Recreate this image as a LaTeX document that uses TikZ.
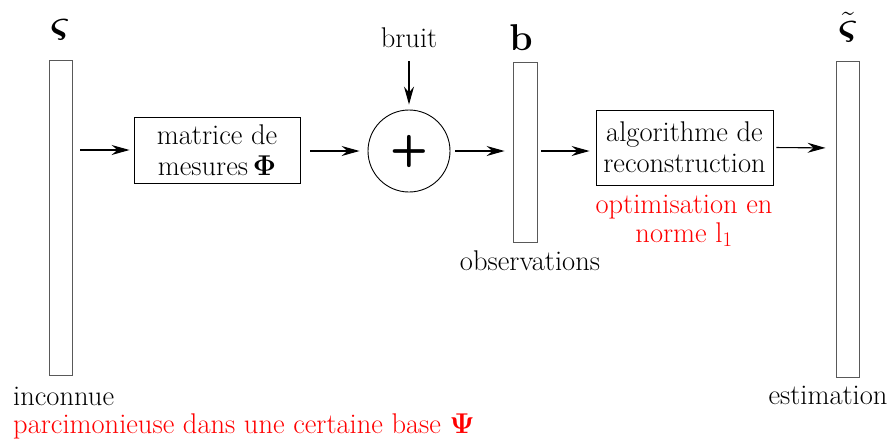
\documentclass[tikz,border=0pt]{standalone}
\usepackage{amsmath,amssymb}
\usetikzlibrary{arrows.meta}
\newcommand{\scmath}[2]{\scalebox{#1}{$#2$}}
\begin{document}
\begin{tikzpicture}[x=1pt,y=-1pt,
  txt/.style={font=\fontsize{28.5}{32}\selectfont, inner sep=0pt},
  redtxt/.style={txt, text=red},
  bar/.style={draw=black!65, line width=0.9pt, minimum width=23pt, inner sep=0pt},
  blockbox/.style={draw, line width=0.9pt, inner sep=0pt, align=center, font=\fontsize{28.5}{31}\selectfont},
  sumnode/.style={draw, circle, line width=0.9pt, minimum size=82pt, inner sep=0pt},
  biglbl/.style={inner sep=0pt, font=\fontsize{24.88}{28}\selectfont},
  arr/.style={-{Stealth[length=18pt,width=10pt,inset=6pt]}, line width=1.1pt}
]
\useasboundingbox (0,0) rectangle (893,442);
% bars
\node[bar, minimum height=315pt] (s) at (60.5,217.5) {};
\node[bar, minimum height=180pt, minimum width=24pt] (b) at (525,152) {};
\node[bar, minimum height=316pt] (e) at (847.5,219) {};
% labels above bars
\node[biglbl] (sl) at (60,30) {\scmath{1.55}{\boldsymbol{\varsigma}}};
\node[biglbl] (bl) at (521,38) {\scmath{1.5}{\mathbf{b}}};
\node[biglbl] (el) at (848,27) {\scmath{1.55}{\tilde{\boldsymbol{\varsigma}}}};
% blocks
\node[blockbox, minimum width=166pt, minimum height=66pt] (m) at (217,150) {matrice de\\mesures\,\scmath{1.15}{\boldsymbol{\Phi}}};
\node[sumnode] (c) at (409,151) {};
\node[inner sep=0pt, font=\fontsize{44}{44}\selectfont\sffamily\bfseries] (plus) at (c) {+};
\node[blockbox, minimum width=177pt, minimum height=75pt] (a) at (684.5,147.5) {algorithme de\\reconstruction};
% texts
\node[txt, anchor=base] (br) at (409,47) {bruit};
\node[txt, anchor=base] (ob) at (530,270) {observations};
\node[redtxt, anchor=base] (o1) at (684,213) {optimisation en};
\node[redtxt, anchor=base] (o2) at (684,242) {norme l$_1$};
\node[txt, anchor=base west] (in) at (13,405) {inconnue};
\node[redtxt, anchor=base west] (pa) at (13,433) {parcimonieuse dans une certaine base \scmath{1.15}{\boldsymbol{\Psi}}};
\node[txt, anchor=base] (es) at (828,404) {estimation};
% arrows
\draw[arr, shorten <=8pt, shorten >=4pt] (s.east |- m.west) -- (m.west);
\draw[arr, shorten <=10pt, shorten >=8pt] (m.east |- c.west) -- (c.west);
\draw[arr, shorten <=6pt, shorten >=5pt] (br.south |- 0,55) -- (c.north);
\draw[arr, shorten <=5pt, shorten >=8pt] (c.east) -- (b.west |- c.east);
\draw[arr, shorten <=4pt, shorten >=6pt] (b.east |- c.east) -- (a.west |- c.east);
\draw[arr, shorten <=3pt, shorten >=10pt] (a.east) -- (e.west |- 0,148);
\end{tikzpicture}
\end{document}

—————

Exercise task
Quote in full the listing given above; the images are to be left out.

Right answer
Recreate this image as a LaTeX document that uses TikZ.
\documentclass[tikz,border=0pt]{standalone}
\usepackage{amsmath,amssymb}
\usetikzlibrary{arrows.meta}
\newcommand{\scmath}[2]{\scalebox{#1}{$#2$}}
\begin{document}
\begin{tikzpicture}[x=1pt,y=-1pt,
  txt/.style={font=\fontsize{28.5}{32}\selectfont, inner sep=0pt},
  redtxt/.style={txt, text=red},
  bar/.style={draw=black!65, line width=0.9pt, minimum width=23pt, inner sep=0pt},
  blockbox/.style={draw, line width=0.9pt, inner sep=0pt, align=center, font=\fontsize{28.5}{31}\selectfont},
  sumnode/.style={draw, circle, line width=0.9pt, minimum size=82pt, inner sep=0pt},
  biglbl/.style={inner sep=0pt, font=\fontsize{24.88}{28}\selectfont},
  arr/.style={-{Stealth[length=18pt,width=10pt,inset=6pt]}, line width=1.1pt}
]
\useasboundingbox (0,0) rectangle (893,442);
% bars
\node[bar, minimum height=315pt] (s) at (60.5,217.5) {};
\node[bar, minimum height=180pt, minimum width=24pt] (b) at (525,152) {};
\node[bar, minimum height=316pt] (e) at (847.5,219) {};
% labels above bars
\node[biglbl] (sl) at (60,30) {\scmath{1.55}{\boldsymbol{\varsigma}}};
\node[biglbl] (bl) at (521,38) {\scmath{1.5}{\mathbf{b}}};
\node[biglbl] (el) at (848,27) {\scmath{1.55}{\tilde{\boldsymbol{\varsigma}}}};
% blocks
\node[blockbox, minimum width=166pt, minimum height=66pt] (m) at (217,150) {matrice de\\mesures\,\scmath{1.15}{\boldsymbol{\Phi}}};
\node[sumnode] (c) at (409,151) {};
\node[inner sep=0pt, font=\fontsize{44}{44}\selectfont\sffamily\bfseries] (plus) at (c) {+};
\node[blockbox, minimum width=177pt, minimum height=75pt] (a) at (684.5,147.5) {algorithme de\\reconstruction};
% texts
\node[txt, anchor=base] (br) at (409,47) {bruit};
\node[txt, anchor=base] (ob) at (530,270) {observations};
\node[redtxt, anchor=base] (o1) at (684,213) {optimisation en};
\node[redtxt, anchor=base] (o2) at (684,242) {norme l$_1$};
\node[txt, anchor=base west] (in) at (13,405) {inconnue};
\node[redtxt, anchor=base west] (pa) at (13,433) {parcimonieuse dans une certaine base \scmath{1.15}{\boldsymbol{\Psi}}};
\node[txt, anchor=base] (es) at (828,404) {estimation};
% arrows
\draw[arr, shorten <=8pt, shorten >=4pt] (s.east |- m.west) -- (m.west);
\draw[arr, shorten <=10pt, shorten >=8pt] (m.east |- c.west) -- (c.west);
\draw[arr, shorten <=6pt, shorten >=5pt] (br.south |- 0,55) -- (c.north);
\draw[arr, shorten <=5pt, shorten >=8pt] (c.east) -- (b.west |- c.east);
\draw[arr, shorten <=4pt, shorten >=6pt] (b.east |- c.east) -- (a.west |- c.east);
\draw[arr, shorten <=3pt, shorten >=10pt] (a.east) -- (e.west |- 0,148);
\end{tikzpicture}
\end{document}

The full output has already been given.